As redes sociais — e o contato direto e imediato que elas proporcionam — operam de forma diametralmente oposta à sociedade em que vivemos: seu método “bolha” leva em consideração apenas e tão somente o particular e jamais o todo. O grupo, e nunca a comunidade. Partem e comungam de uma visão parcial da sociedade. Bauman cunhou uma expressão muito feliz quando afirmou que “a diferença entre comunidade e rede é que você pertence à comunidade, mas a rede a você”. E por isso mesmo “as redes não ensinam a dialogar porque é muito fácil evitar a controvérsia”[7].

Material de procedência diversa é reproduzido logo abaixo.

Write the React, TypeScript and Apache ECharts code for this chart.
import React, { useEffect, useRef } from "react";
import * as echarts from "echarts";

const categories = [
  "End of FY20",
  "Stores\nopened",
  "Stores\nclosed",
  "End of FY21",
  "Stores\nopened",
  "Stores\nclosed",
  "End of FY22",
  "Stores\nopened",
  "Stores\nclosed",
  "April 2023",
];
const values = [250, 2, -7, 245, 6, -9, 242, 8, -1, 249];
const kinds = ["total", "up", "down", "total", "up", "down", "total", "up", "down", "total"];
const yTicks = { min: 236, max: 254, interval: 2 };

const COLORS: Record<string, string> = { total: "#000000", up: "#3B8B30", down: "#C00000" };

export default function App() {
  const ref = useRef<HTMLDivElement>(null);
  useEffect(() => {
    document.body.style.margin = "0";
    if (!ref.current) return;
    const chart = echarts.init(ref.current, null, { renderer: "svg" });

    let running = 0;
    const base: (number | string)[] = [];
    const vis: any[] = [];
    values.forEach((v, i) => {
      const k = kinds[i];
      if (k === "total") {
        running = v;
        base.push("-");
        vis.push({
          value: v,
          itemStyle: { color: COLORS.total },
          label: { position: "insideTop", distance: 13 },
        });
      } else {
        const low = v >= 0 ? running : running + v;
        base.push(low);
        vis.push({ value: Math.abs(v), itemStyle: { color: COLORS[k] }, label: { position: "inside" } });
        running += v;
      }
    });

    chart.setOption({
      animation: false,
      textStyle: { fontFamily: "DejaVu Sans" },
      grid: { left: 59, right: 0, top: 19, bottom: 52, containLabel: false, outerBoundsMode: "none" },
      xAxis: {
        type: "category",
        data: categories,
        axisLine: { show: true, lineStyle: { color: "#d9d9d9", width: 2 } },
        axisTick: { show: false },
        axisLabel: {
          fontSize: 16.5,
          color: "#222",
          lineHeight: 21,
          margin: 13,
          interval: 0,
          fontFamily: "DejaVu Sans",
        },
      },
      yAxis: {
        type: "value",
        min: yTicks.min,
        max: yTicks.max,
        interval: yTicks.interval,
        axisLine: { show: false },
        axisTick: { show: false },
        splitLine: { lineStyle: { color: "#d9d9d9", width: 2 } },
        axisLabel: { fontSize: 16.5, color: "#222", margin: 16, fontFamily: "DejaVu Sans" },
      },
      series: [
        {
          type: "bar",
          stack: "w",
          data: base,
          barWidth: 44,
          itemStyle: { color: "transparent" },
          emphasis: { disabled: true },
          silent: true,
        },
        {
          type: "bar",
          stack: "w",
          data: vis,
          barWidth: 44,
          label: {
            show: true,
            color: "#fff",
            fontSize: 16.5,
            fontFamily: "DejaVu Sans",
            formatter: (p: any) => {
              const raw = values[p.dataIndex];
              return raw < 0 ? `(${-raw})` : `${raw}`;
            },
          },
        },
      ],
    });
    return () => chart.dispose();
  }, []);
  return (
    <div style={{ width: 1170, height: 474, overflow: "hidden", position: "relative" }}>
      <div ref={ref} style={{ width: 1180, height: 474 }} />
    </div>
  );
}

O contato direto entre eleitores e o poder político, viabilizado pelas novas tecnologias, longe de permitir uma convivência mais democrática, na verdade, emula o facciosismo, o sectarismo de grupos e o espírito tribal presentes naqueles que pensam diferente, como inimigos a serem combatidos. Comunidade segregada em redes e que possuem líderes que os defenderão a ferro e fogo confronta o regime democrático. Como lembrado por Bobbio, uma sociedade em que o dissenso não está permitido é uma sociedade morta ou condenada a morrer[8].

Toda grande transição se manifesta inicialmente como crise, dizia Gramsci[9]. É disso que se trata: vivemos um momento de profunda crise em que a tecnologia tem proporcionado mudanças, sem precedentes, no modo como nos relacionamos com ela e a política não fica de fora. Ainda não sabemos bem como lidar com essa novidade no campo político e temos tateado os riscos que ela pode traduzir. E é exatamente nesse momento crítico que devemos nos precaver diante das falsas profecias e fincar pé na longa tradição que a história construiu — e os clássicos ensinam — a respeito de como o homem deve governar o homem.

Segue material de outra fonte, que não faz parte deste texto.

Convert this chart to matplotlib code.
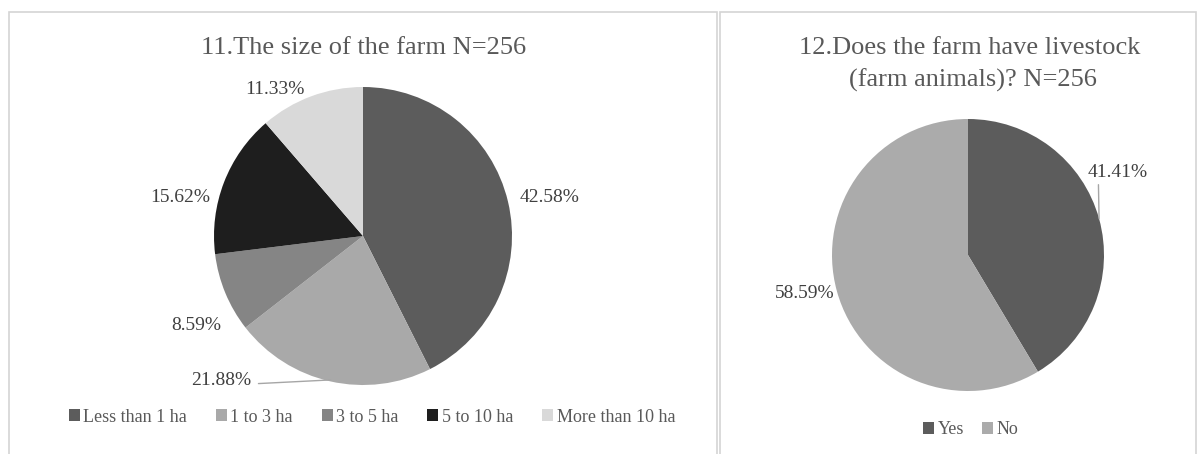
import numpy as np
import matplotlib
matplotlib.use("Agg")
import matplotlib.pyplot as plt
from matplotlib.patches import Rectangle

plt.rcParams['font.family'] = ['Liberation Serif', 'DejaVu Serif']

# data
size_labels = ['Less than 1 ha', '1 to 3 ha', '3 to 5 ha', '5 to 10 ha', 'More than 10 ha']
size_pct = [42.58, 21.88, 8.59, 15.62, 11.33]
size_colors = ['#5c5c5c', '#a9a9a9', '#858585', '#1e1e1e', '#d9d9d9']

stock_labels = ['Yes', 'No']
stock_pct = [41.41, 58.59]
stock_colors = ['#5c5c5c', '#ababab']

W, H = 1202, 454
fig = plt.figure(figsize=(W / 100, H / 100), dpi=100)


def box(cx, cy, r):
    """axes rect (figure fraction) for a pie centred at pixel cx, cy"""
    return [(cx - r) / W, (H - cy - r) / H, 2 * r / W, 2 * r / H]


def fx(px):
    return px / W


def fy(py):
    return 1 - py / H


# panel frames
for x0, x1 in [(9, 717), (720, 1196)]:
    fig.add_artist(Rectangle((fx(x0), fy(470)), fx(x1) - fx(x0), fy(12) - fy(470),
                             transform=fig.transFigure, fill=False,
                             edgecolor='#d4d4d4', lw=1.2))

txt_col = '#404040'

# ---- left pie
ax1 = fig.add_axes(box(363, 236, 149))
w1, _ = ax1.pie(size_pct, colors=size_colors, startangle=90, counterclock=False,
                radius=1)
ax1.set_xlim(-1, 1)
ax1.set_ylim(-1, 1)
ax1.axis('off')

# label anchors in pie-radius units
pos1 = [(1.25, 0.26), (-0.95, -0.97), (-1.12, -0.60), (-1.23, 0.26), (-0.59, 0.98)]
for wdg, v, (lx, ly) in zip(w1, size_pct, pos1):
    mid = np.deg2rad((wdg.theta1 + wdg.theta2) / 2)
    lbl = '%.2f%%' % v
    if v == 21.88:
        ax1.annotate(lbl, xy=(np.cos(mid) * 0.99, np.sin(mid) * 0.99), xytext=(lx, ly),
                     ha='center', va='center', fontsize=14, color=txt_col,
                     annotation_clip=False,
                     arrowprops=dict(arrowstyle='-', color='#a6a6a6', lw=1,
                                     relpos=(1.0, 0.3), shrinkA=3, shrinkB=0))
    else:
        ax1.text(lx, ly, lbl, ha='center', va='center', fontsize=14, color=txt_col,
                 clip_on=False)

fig.text(fx(364), fy(48), '11.The size of the farm N=256', ha='center', va='center',
         fontsize=19, color='#595959')

fig.legend(w1, size_labels, loc='center', bbox_to_anchor=(fx(372), fy(417)), ncol=5,
           frameon=False, fontsize=13, handlelength=0.6, handleheight=0.6,
           handletextpad=0.2, columnspacing=1.6, labelcolor='#595959')

# ---- right pie
ax2 = fig.add_axes(box(968, 255, 136))
w2, _ = ax2.pie(stock_pct, colors=stock_colors, startangle=90, counterclock=False,
                radius=1)
ax2.set_xlim(-1, 1)
ax2.set_ylim(-1, 1)
ax2.axis('off')

pos2 = [(1.10, 0.61), (-1.20, -0.28)]
for wdg, v, (lx, ly) in zip(w2, stock_pct, pos2):
    mid = np.deg2rad((wdg.theta1 + wdg.theta2) / 2)
    lbl = '%.2f%%' % v
    if v == 41.41:
        ax2.annotate(lbl, xy=(np.cos(mid), np.sin(mid)), xytext=(lx, ly),
                     ha='center', va='center', fontsize=14, color=txt_col,
                     annotation_clip=False,
                     arrowprops=dict(arrowstyle='-', color='#a6a6a6', lw=1,
                                     relpos=(0.18, 0.0), shrinkA=1, shrinkB=0))
    else:
        ax2.text(lx, ly, lbl, ha='center', va='center', fontsize=14, color=txt_col,
                 clip_on=False)

fig.text(fx(970), fy(48), '12.Does the farm have livestock', ha='center', va='center',
         fontsize=19, color='#595959')
fig.text(fx(973), fy(80), '(farm animals)? N=256', ha='center', va='center',
         fontsize=19, color='#595959')

fig.legend(w2, stock_labels, loc='center', bbox_to_anchor=(fx(971), fy(430)), ncol=2,
           frameon=False, fontsize=13, handlelength=0.6, handleheight=0.6,
           handletextpad=0.2, columnspacing=1.0, labelcolor='#595959')

fig.savefig('out.png', dpi=100)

[1] BOLDRINI, Angela. Deputados 'youtubers' irritam colegas e escancaram desordem de base aliada. Matéria publicada no jornal Folha de S.Paulo em 24 de maio de 2019. Disponível em: https://www1.folha.uol.com.br/poder/2019/05/deputados-youtubers-irritam-colegas-e-escancaram-desordem-de-base-aliada.shtml.
[2] INNERARITY, Daniel. A Política em Tempos de Indignação: A Frustração Popular e os Riscos para a Democracia. Rio de Janeiro: LeYa, 2017.

[3] Dentre os quais a defesa dos direitos humanos.
[4] Artigos 53 a 56 da Constituição Federal.
[5] SULLIVAN, Andrew apud PLATÃO. Trump e os Limites da Democracia. Revista Piauí, Edição 117, de junho de 2016.
[6] Segundo BOBBIO, existem autores que sustentam que a proibição de mandato imperativo deveria ser considerado um elemento estrutural da democracia representativa (BOBBIO, Norberto. O Filósofo e a Política. Rio de Janeiro: Contraponto Editora Ltda, 2003).
[7] ABRANCHES, Sérgio apud BAUMAN. A Era do Imprevisto: A Grande Transição do Século XXI. São Paulo: Companhia das Letras, 2017, p. 88/89.
[8] BOBBIO, Norberto. El futuro de la democracia. 3ª ed. México: Fondo de Cultura Economica, 2001, p 70.
[9] ABRANCHES, Sérgio apud GRAMSCI. A Era do Imprevisto: A Grande Transição do Século XXI. São Paulo: Companhia das Letras, 2017, p. 26.